AIM OF THE EXERCISE: In the entries below, find the line with "Generate a Python" and the line with "from matplotlib.lines import Line2D", then retype both and everything between them exactly. Do not copy the pictures.
# DATA SHOWN start
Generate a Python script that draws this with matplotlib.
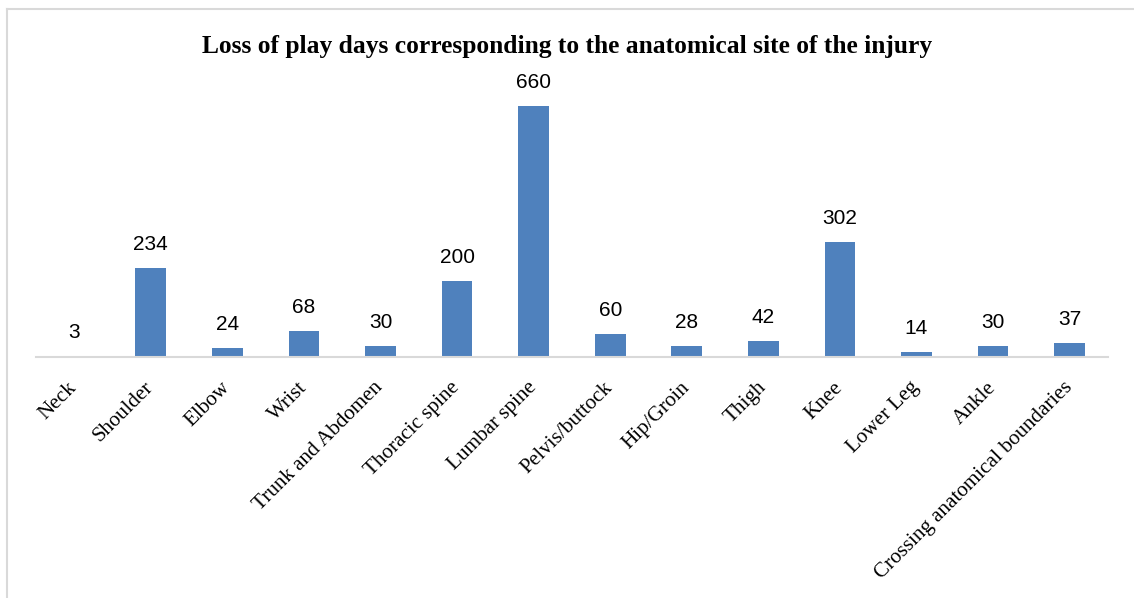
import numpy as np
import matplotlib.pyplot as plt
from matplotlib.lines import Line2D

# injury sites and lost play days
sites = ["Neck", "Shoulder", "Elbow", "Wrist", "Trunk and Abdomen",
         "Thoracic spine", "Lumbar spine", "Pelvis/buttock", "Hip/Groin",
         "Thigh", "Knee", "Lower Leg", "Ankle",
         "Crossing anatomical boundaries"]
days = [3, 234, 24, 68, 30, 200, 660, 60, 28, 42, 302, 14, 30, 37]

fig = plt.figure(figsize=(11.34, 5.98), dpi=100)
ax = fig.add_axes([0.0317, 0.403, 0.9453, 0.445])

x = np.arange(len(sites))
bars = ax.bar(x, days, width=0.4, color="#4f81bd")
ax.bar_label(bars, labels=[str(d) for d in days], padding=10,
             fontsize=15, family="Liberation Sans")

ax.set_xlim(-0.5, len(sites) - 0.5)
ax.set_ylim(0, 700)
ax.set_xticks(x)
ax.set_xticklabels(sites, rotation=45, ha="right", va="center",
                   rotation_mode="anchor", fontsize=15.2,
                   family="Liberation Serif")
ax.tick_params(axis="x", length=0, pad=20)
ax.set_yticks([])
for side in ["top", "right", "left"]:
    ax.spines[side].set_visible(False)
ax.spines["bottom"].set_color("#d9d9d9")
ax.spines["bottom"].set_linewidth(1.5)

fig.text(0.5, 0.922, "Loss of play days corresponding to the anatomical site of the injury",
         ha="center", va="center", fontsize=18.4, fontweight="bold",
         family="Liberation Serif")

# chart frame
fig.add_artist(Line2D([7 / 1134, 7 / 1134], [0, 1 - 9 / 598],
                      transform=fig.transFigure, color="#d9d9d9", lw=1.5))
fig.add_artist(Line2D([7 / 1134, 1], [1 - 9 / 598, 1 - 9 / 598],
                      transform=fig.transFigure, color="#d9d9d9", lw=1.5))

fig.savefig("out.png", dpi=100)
# DATA SHOWN end
# DATA SHOWN start
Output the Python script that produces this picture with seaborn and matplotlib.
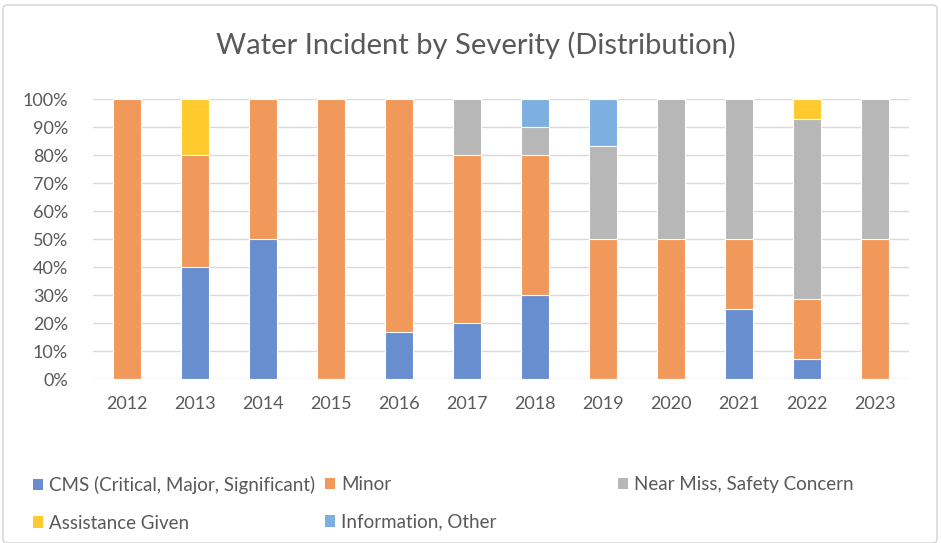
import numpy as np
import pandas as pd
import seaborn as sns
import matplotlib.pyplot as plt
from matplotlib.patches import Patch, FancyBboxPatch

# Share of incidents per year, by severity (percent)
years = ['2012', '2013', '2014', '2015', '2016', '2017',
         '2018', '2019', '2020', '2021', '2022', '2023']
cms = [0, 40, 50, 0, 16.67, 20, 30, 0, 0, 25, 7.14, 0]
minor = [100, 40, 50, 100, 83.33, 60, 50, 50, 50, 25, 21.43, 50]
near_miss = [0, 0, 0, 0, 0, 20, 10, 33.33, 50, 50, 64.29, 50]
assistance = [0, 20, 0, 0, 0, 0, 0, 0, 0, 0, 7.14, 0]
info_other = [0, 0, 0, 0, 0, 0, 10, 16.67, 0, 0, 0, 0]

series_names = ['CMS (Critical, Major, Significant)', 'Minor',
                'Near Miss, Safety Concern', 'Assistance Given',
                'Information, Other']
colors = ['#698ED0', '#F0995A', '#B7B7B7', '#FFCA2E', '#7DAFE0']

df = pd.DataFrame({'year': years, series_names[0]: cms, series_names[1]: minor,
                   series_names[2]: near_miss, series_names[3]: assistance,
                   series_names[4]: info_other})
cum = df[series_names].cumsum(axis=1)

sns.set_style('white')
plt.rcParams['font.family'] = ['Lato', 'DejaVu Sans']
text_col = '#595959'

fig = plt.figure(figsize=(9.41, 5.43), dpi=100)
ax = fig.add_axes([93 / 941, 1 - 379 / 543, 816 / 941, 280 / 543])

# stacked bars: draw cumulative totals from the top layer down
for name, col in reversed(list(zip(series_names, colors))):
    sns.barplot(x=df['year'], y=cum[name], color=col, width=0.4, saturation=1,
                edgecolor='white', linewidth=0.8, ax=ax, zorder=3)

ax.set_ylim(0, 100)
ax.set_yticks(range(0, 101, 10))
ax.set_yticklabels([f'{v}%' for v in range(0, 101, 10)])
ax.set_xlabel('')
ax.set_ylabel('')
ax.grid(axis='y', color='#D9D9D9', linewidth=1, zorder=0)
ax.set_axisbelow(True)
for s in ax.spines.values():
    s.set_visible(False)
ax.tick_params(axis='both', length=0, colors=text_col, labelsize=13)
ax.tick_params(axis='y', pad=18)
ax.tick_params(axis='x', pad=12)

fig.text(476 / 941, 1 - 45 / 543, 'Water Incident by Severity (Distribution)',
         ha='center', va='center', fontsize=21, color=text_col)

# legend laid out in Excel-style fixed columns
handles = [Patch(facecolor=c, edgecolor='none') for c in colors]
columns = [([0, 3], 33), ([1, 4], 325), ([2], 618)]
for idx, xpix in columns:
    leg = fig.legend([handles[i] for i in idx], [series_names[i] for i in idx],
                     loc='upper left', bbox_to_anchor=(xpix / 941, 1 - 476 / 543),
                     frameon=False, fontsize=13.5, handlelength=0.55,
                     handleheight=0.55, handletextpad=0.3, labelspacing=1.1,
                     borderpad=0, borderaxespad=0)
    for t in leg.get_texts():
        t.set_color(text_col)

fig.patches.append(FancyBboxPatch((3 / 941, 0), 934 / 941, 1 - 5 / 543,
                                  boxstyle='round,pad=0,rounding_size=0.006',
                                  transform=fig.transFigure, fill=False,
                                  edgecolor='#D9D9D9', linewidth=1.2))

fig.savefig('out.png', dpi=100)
# DATA SHOWN end
RESPONSE TO THE EXERCISE:
Generate a Python script that draws this with matplotlib.
import numpy as np
import matplotlib.pyplot as plt
from matplotlib.lines import Line2D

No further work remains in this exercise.